Written exercise —
Repeat the entries below exactly as they appear, with no pictures.

* BEGIN Excerpted data *

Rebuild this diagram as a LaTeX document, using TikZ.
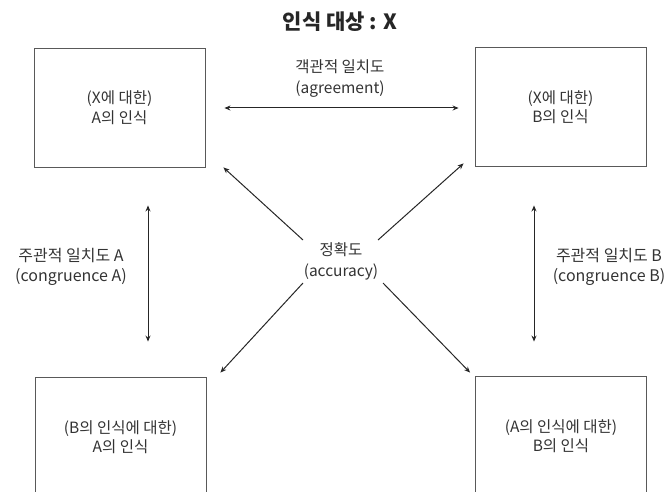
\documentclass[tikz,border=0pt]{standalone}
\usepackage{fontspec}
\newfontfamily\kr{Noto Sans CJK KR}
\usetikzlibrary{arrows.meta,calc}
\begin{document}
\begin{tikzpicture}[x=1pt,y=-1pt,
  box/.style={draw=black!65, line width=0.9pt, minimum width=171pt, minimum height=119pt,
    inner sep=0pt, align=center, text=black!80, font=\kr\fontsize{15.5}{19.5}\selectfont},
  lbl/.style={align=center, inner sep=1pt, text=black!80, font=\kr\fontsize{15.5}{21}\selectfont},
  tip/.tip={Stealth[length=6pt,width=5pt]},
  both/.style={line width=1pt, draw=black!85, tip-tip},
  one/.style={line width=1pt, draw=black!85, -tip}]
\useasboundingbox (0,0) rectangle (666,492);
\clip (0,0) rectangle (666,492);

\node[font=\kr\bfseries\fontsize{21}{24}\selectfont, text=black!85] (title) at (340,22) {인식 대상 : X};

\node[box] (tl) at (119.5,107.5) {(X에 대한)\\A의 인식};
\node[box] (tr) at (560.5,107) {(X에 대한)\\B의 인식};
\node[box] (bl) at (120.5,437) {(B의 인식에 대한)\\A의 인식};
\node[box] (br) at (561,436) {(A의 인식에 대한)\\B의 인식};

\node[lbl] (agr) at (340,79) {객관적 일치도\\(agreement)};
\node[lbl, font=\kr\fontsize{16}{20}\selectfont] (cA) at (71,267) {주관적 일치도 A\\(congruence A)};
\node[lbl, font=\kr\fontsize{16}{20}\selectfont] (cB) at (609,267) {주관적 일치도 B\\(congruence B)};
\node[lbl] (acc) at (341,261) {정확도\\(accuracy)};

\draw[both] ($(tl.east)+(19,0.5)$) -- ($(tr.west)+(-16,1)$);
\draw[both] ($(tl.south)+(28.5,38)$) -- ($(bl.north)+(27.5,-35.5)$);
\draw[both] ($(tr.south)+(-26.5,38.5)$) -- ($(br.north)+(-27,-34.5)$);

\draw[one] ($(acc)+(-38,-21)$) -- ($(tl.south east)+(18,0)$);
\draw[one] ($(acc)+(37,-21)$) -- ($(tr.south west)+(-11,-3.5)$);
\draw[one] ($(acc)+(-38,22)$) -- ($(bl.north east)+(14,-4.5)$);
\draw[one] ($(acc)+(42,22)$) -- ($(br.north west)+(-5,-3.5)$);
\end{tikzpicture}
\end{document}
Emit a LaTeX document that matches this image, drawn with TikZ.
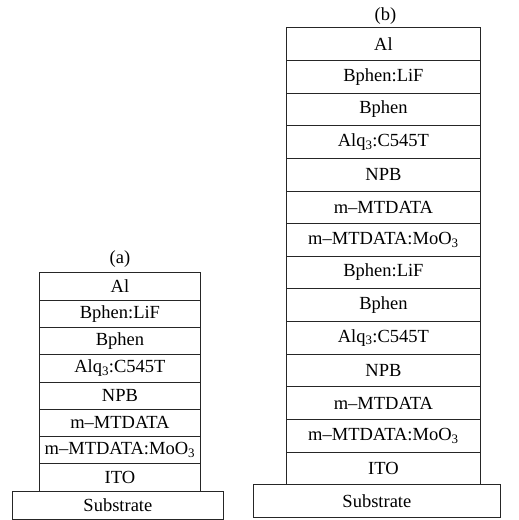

* END Excerpted data *

Response to this task —
Rebuild this diagram as a LaTeX document, using TikZ.
\documentclass[tikz,border=0pt]{standalone}
\usepackage{fontspec}
\newfontfamily\kr{Noto Sans CJK KR}
\usetikzlibrary{arrows.meta,calc}
\begin{document}
\begin{tikzpicture}[x=1pt,y=-1pt,
  box/.style={draw=black!65, line width=0.9pt, minimum width=171pt, minimum height=119pt,
    inner sep=0pt, align=center, text=black!80, font=\kr\fontsize{15.5}{19.5}\selectfont},
  lbl/.style={align=center, inner sep=1pt, text=black!80, font=\kr\fontsize{15.5}{21}\selectfont},
  tip/.tip={Stealth[length=6pt,width=5pt]},
  both/.style={line width=1pt, draw=black!85, tip-tip},
  one/.style={line width=1pt, draw=black!85, -tip}]
\useasboundingbox (0,0) rectangle (666,492);
\clip (0,0) rectangle (666,492);

\node[font=\kr\bfseries\fontsize{21}{24}\selectfont, text=black!85] (title) at (340,22) {인식 대상 : X};

\node[box] (tl) at (119.5,107.5) {(X에 대한)\\A의 인식};
\node[box] (tr) at (560.5,107) {(X에 대한)\\B의 인식};
\node[box] (bl) at (120.5,437) {(B의 인식에 대한)\\A의 인식};
\node[box] (br) at (561,436) {(A의 인식에 대한)\\B의 인식};

\node[lbl] (agr) at (340,79) {객관적 일치도\\(agreement)};
\node[lbl, font=\kr\fontsize{16}{20}\selectfont] (cA) at (71,267) {주관적 일치도 A\\(congruence A)};
\node[lbl, font=\kr\fontsize{16}{20}\selectfont] (cB) at (609,267) {주관적 일치도 B\\(congruence B)};
\node[lbl] (acc) at (341,261) {정확도\\(accuracy)};

\draw[both] ($(tl.east)+(19,0.5)$) -- ($(tr.west)+(-16,1)$);
\draw[both] ($(tl.south)+(28.5,38)$) -- ($(bl.north)+(27.5,-35.5)$);
\draw[both] ($(tr.south)+(-26.5,38.5)$) -- ($(br.north)+(-27,-34.5)$);

\draw[one] ($(acc)+(-38,-21)$) -- ($(tl.south east)+(18,0)$);
\draw[one] ($(acc)+(37,-21)$) -- ($(tr.south west)+(-11,-3.5)$);
\draw[one] ($(acc)+(-38,22)$) -- ($(bl.north east)+(14,-4.5)$);
\draw[one] ($(acc)+(42,22)$) -- ($(br.north west)+(-5,-3.5)$);
\end{tikzpicture}
\end{document}
Emit a LaTeX document that matches this image, drawn with TikZ.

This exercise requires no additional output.